Don't get me wrong, I'm not complaining - just noticing something new. It hasn't become a problem WRT services at all.

Cheers,
Brian

zeroion
05-14-2005, 12:10 PM
I have cacti monitoring of hdparm's output here (http://mars.coldray.com/cacti/graph_view.php) on VM6.

I just started collecting the data last night. NOTE: I have a 'The 64' plan.

matta
05-14-2005, 05:17 PM
All in all that doesn't look too bad. I do see the drops and may correlate to VM or host server activity. Sending the reload/snapshot processes in a low priority (ie nice 19) will not help as they will still be waiting for I/O.

For the time being there is not much I can do, the current I/O scheduler is a combination of round robin + proportional latency which is better than any other virtual server software available. User Mode Linux, FreeVPS, Linux VServer, and Virtuozzo don't have any Disk I/O QoS in regards to bandwidth/latency. VMware ESX _might_, but even if it does... that'd raise the price of the VM's substantially due to software costs.

I believe fine grained I/O control will be in Xen 3.0. This will allow 'units' to be assigned to each VM such as with the CPU. At that time it will automatically be utilized (ie a 64 plan will get 64 disk I/O units).

I'll still see if I can catch it in a low performance state, but it looks like it is very rare and short so it will be difficult.

matta
05-14-2005, 05:30 PM
Also have to add... I don't think running hdparm every 5 minutes is going to help performance at all.

deeperbydesign
05-14-2005, 06:25 PM
[QUOTE=matta]Also have to add... I don't think running hdparm every 5 minutes is going to help performance at all.[/QUOTE]

I would definitely agree.
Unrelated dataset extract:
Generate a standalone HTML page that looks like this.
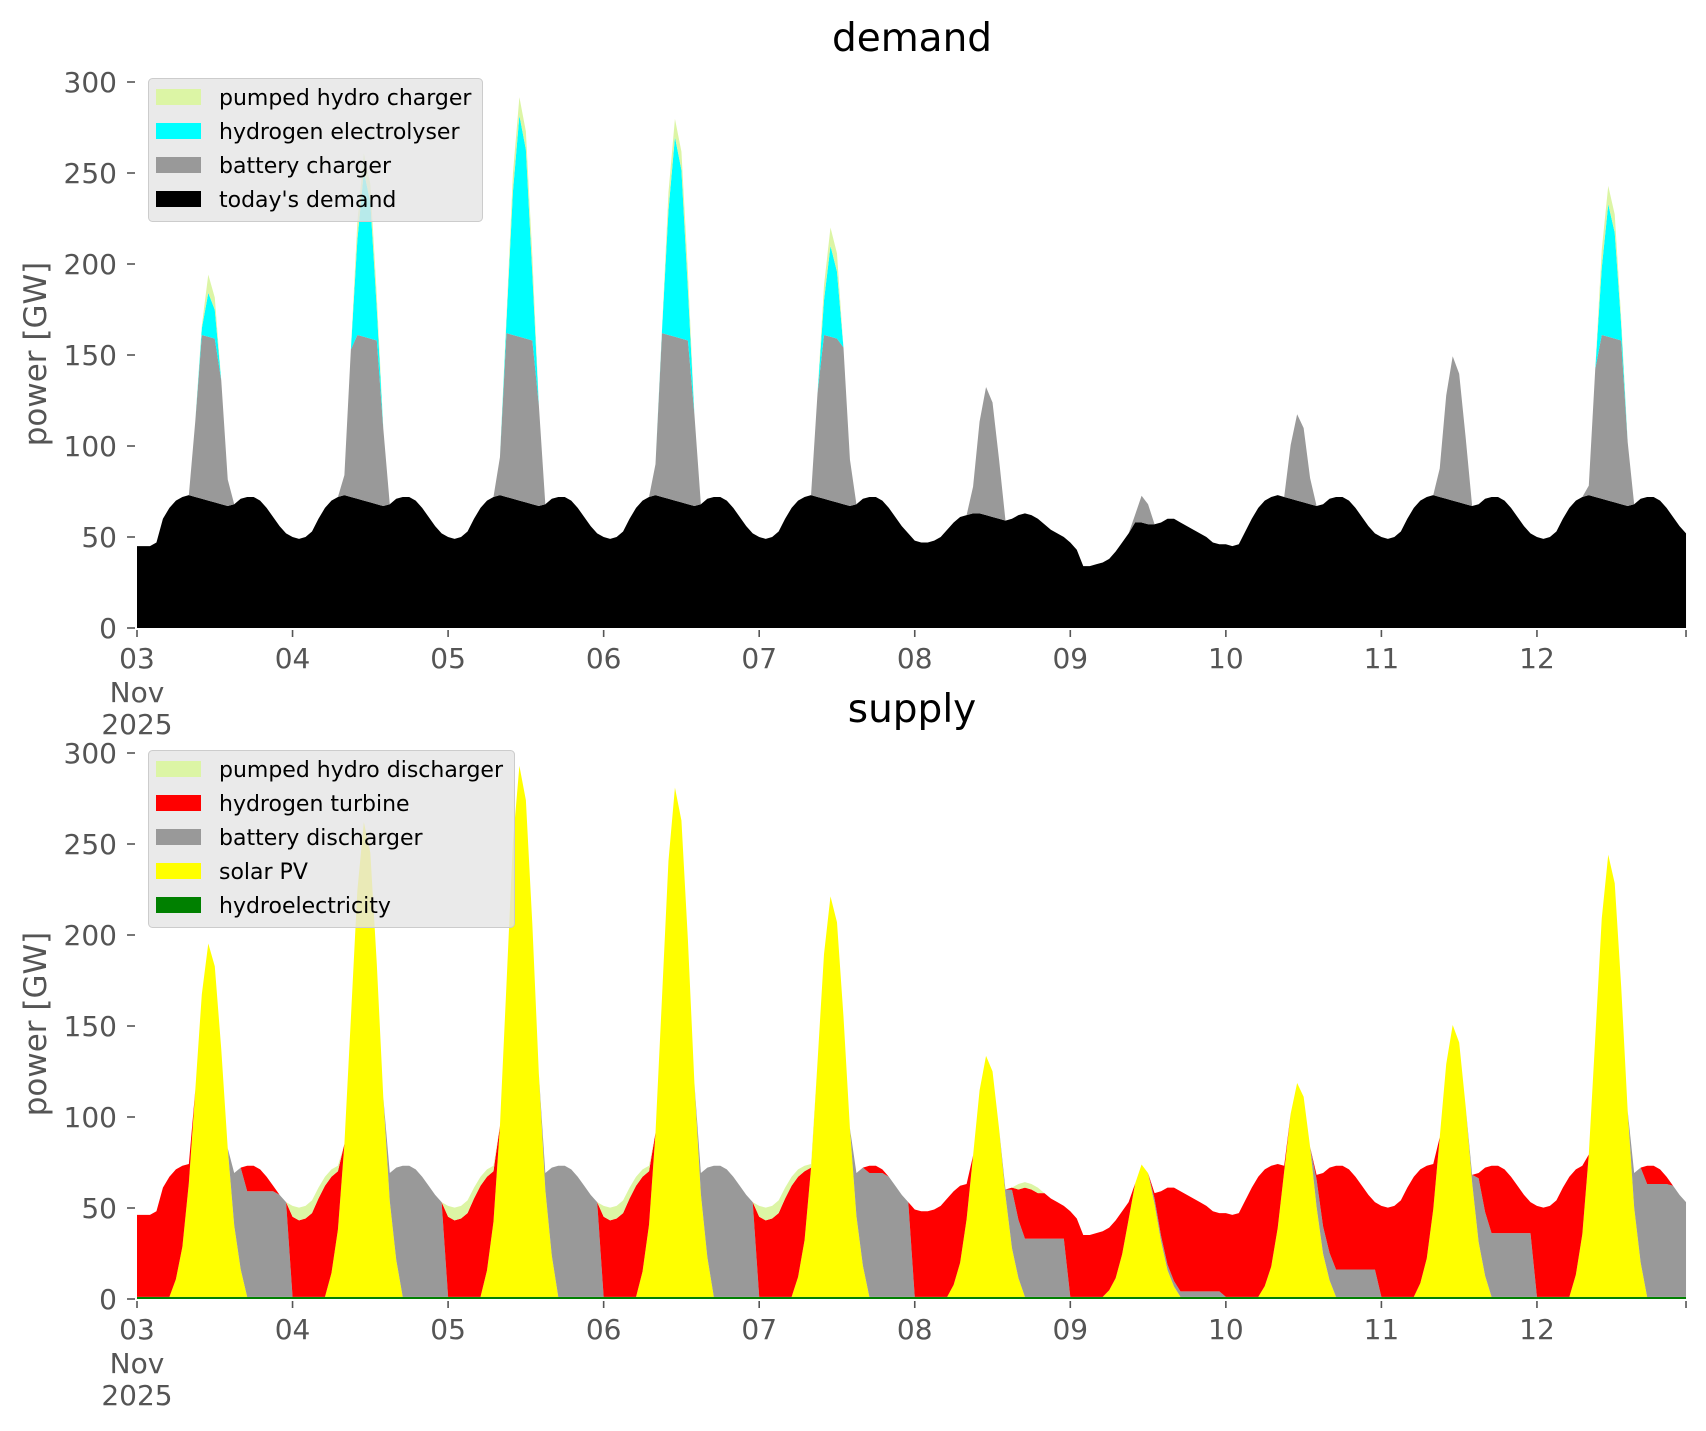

Perhaps it's not worth investigating unless it becomes a performance issue WRT services on the box.

zeroion
05-14-2005, 08:02 PM
[QUOTE=matta]Also have to add... I don't think running hdparm every 5 minutes is going to help performance at all.[/QUOTE]

OK. I've stopped the statistics script.

deeperbydesign
06-03-2005, 04:25 PM
I am seeing < 1 MB/s from hdparm -t /dev/sda1 on vm6 right now. Anyone know why?

matta
06-03-2005, 04:41 PM
That was a few minutes ago, but I just tried now and got 44MB/s, not stellar but much higher than 1MB/s.

Elumin8
06-03-2005, 04:42 PM
Hey, I believe my Apache went AWAL. I restarted my VM and everything was back to normal for me also. I ran a php script that I think caused Apache to take a shit... Let me know if you see it again.

aws
06-22-2005, 08:02 PM
I've noticed that when the VM starts to use swap heavily the performance rapidly approaches zero.

It is crucial to set Apache's MaxClients and MaxSpare directives to something reasonable for the amount of RAM on the VM.

MySQL and other database products also tend to ship with defaults that are not optimal for small accounts.

My account is a 96 and I set 5 max clients and reduced several of the buffer sizes in Mysql. This leaves me (currently) with about 30 MB of free memory.